Liebe Kolleginnen und Kollegen, wir haben zwei Anträge vorliegen, zum einen den CDU-Antrag, zum anderen den Antrag der SPD. Der Kollege Baasch hat zu Recht darauf hingewiesen, dass wir leider keine Zeit mehr für eine Beratung in den Ausschüssen haben, weil die Terminierung so ist, dass vorher der Bundesrat tagen wird. Von daher haben wir überlegt, ob wir Ihrem Antrag zustimmen könnten. Allerdings nach den Wortbeiträgen von Frau Birk und auch von Frau Spoorendonk haben wir ein wenig Zweifel, ob unsere Positionen wirklich so vergleichbar sind; denn bei Ihnen ist deutlich geworden, dass das Fördern für Sie im Vordergrund steht und dass das Fordern doch nicht gleichrangig zu sehen ist. Das Fördern ist für uns selbstverständlich und das soziale Netz ist nach unserer Auffassung gegeben.

Was nicht gegeben ist, ist die andere Seite, das Fordern. Vor dem Hintergrund schlagen wir vor, dass wir versuchen, alternativ abzustimmen, würden aber - deshalb habe ich mich vor allem gemeldet - gern Ihrer Nummer 7 zustimmen. Die sollten wir herausnehmen und darüber gesondert abstimmen sowie im Übrigen alternativ abstimmen mit der Bitte, dass sich die Ausschüsse gleichwohl damit befassen.

(Beifall)

Dann treten wir jetzt in die Abstimmung ein. Ich lasse zunächst über Nummer 7 - das ist der ehemalige SSW-Antrag, der damit erledigt ist - des Antrages der Fraktionen von SPD, BÜNDNIS 90/DIE GRÜNEN und der Abgeordneten des SSW abstimmen, Drucksache 15/2935. Wer dieser Nummer 7 zustimmen will, den bitte ich um das Handzeichen. - Gegenstimmen? - Enthaltungen? - Dies ist einstimmig so beschlossen.

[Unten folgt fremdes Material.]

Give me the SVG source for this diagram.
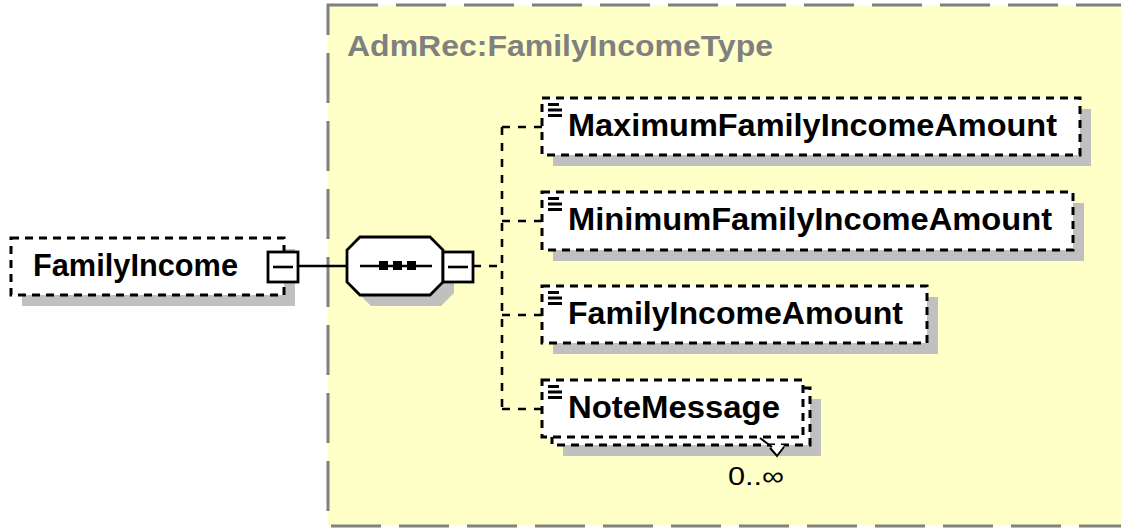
<svg xmlns="http://www.w3.org/2000/svg" width="1121" height="529" viewBox="0 0 1121 529">
<defs>
<style>
.bg{fill:#ffffff}
.type{fill:#ffffc8;stroke:#808080;stroke-width:3;stroke-dasharray:50 18}
.shadow{fill:#c0c0c0;stroke:none}
.box{fill:#ffffff;stroke:#000000;stroke-width:3;stroke-dasharray:8 6}
.solid{fill:#ffffff;stroke:#000000;stroke-width:2.8}
.line{stroke:#000000;stroke-width:2.6;fill:none}
.dash{stroke:#000000;stroke-width:2.6;fill:none;stroke-dasharray:8 8}
.lbl{font-family:"Liberation Sans",Arial,sans-serif;font-weight:bold;font-size:31px;fill:#000000}
.tlbl{font-family:"Liberation Sans",Arial,sans-serif;font-weight:bold;font-size:30px;fill:#808080}
.occ{font-family:"Liberation Sans",Arial,sans-serif;font-size:26px;fill:#000000}
</style>
<g id="icon">
<path d="M548 104.5h11M548 110h14M548 115.5h14" stroke="#000" stroke-width="3" fill="none"/>
</g>
</defs>
<rect x="0" y="0" width="1121" height="529" class="bg"/>
<g id="FamilyIncomeType">
<rect x="328" y="5" width="820" height="521" class="type"/>
<text x="347" y="56" class="tlbl" textLength="426" lengthAdjust="spacingAndGlyphs">AdmRec:FamilyIncomeType</text>
</g>
<g id="connectors">
<line x1="298" y1="266" x2="347" y2="266" class="line"/>
<line x1="473" y1="266" x2="502" y2="266" class="dash"/>
<line x1="502" y1="127" x2="502" y2="409" class="dash"/>
<line x1="502" y1="127" x2="542" y2="127" class="dash"/>
<line x1="502" y1="221" x2="542" y2="221" class="dash"/>
<line x1="502" y1="315" x2="542" y2="315" class="dash"/>
<line x1="502" y1="409" x2="542" y2="409" class="dash"/>
</g>
<g id="FamilyIncome">
<rect x="22" y="249" width="273" height="57" class="shadow"/>
<rect x="11" y="238" width="273" height="57" class="box"/>
<text x="33" y="276" class="lbl" textLength="205" lengthAdjust="spacingAndGlyphs">FamilyIncome</text>
<rect x="268" y="252" width="30" height="30" class="solid"/>
<line x1="273" y1="267" x2="293" y2="267" class="line"/>
</g>
<g id="sequence">
<polygon points="371,248 441,248 454,261 454,293 441,306 371,306 358,293 358,261" class="shadow"/>
<polygon points="360,237 430,237 443,250 443,282 430,295 360,295 347,282 347,250" class="solid"/>
<line x1="360" y1="266" x2="432" y2="266" class="line"/>
<rect x="379" y="261" width="9" height="9" fill="#000"/>
<rect x="393" y="261" width="9" height="9" fill="#000"/>
<rect x="407" y="261" width="9" height="9" fill="#000"/>
<rect x="443" y="252" width="30" height="30" class="solid"/>
<line x1="448" y1="267" x2="468" y2="267" class="line"/>
</g>
<g id="MaximumFamilyIncomeAmount">
<rect x="553" y="109" width="538" height="57" class="shadow"/>
<rect x="542" y="98" width="538" height="57" class="box"/>
<use href="#icon" y="0"/>
<text x="568" y="136" class="lbl" textLength="489" lengthAdjust="spacingAndGlyphs">MaximumFamilyIncomeAmount</text>
</g>
<g id="MinimumFamilyIncomeAmount">
<rect x="553" y="203" width="531" height="58" class="shadow"/>
<rect x="542" y="192" width="531" height="58" class="box"/>
<use href="#icon" y="94"/>
<text x="568" y="230" class="lbl" textLength="484" lengthAdjust="spacingAndGlyphs">MinimumFamilyIncomeAmount</text>
</g>
<g id="FamilyIncomeAmount">
<rect x="553" y="297" width="385" height="57" class="shadow"/>
<rect x="542" y="286" width="385" height="57" class="box"/>
<use href="#icon" y="188"/>
<text x="568" y="324" class="lbl" textLength="335" lengthAdjust="spacingAndGlyphs">FamilyIncomeAmount</text>
</g>
<g id="NoteMessage">
<rect x="563" y="399" width="258" height="57" class="shadow"/>
<rect x="552" y="388" width="258" height="57" class="box"/>
<rect x="542" y="380" width="261" height="57" class="box"/>
<path d="M770 445 L777 455 L784 445 Z" fill="#ffffff" stroke="none"/>
<path d="M760 438 L772 447 M770 448 L777 456 L784 447" stroke="#000" stroke-width="2" fill="none"/>
<use href="#icon" y="282"/>
<text x="568" y="418" class="lbl" textLength="212" lengthAdjust="spacingAndGlyphs">NoteMessage</text>
<text x="728" y="485" class="occ" textLength="56" lengthAdjust="spacingAndGlyphs">0..∞</text>
</g>
</svg>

Jetzt lasse ich alternativ über die beiden Anträge abstimmen. Ich komme zunächst zur Abstimmung über den erstgestellten Antrag der Fraktion der CDU, Drucksache 15/2892. Wer dem zustimmen will, den bitte ich um das Handzeichen. - Dann lasse ich abstimmen über den Antrag der Fraktionen von SPD, BÜNDNIS 90/DIE GRÜNEN und der Abgeordneten des SSW, Drucksache 15/2935. Wer dem zustimmen will, den bitte ich um das Handzeichen. - Diesem Antrag ist mit den Stimmen der Fraktionen von SPD, BÜNDNIS 90/DIE GRÜNEN und der Abgeordneten des SSW zugestimmt.

Bevor ich den nächsten Tagesordnungspunkt aufrufe, möchte ich die nächsten Besuchergruppen auf der Tribüne begrüßen. Das sind Besucher der Hauptschule Nortorf, der Jörgnsby-Skolen, Flensburg, und des SPD-Ortsvereins Gladebrügge. - Herzlich willkommen!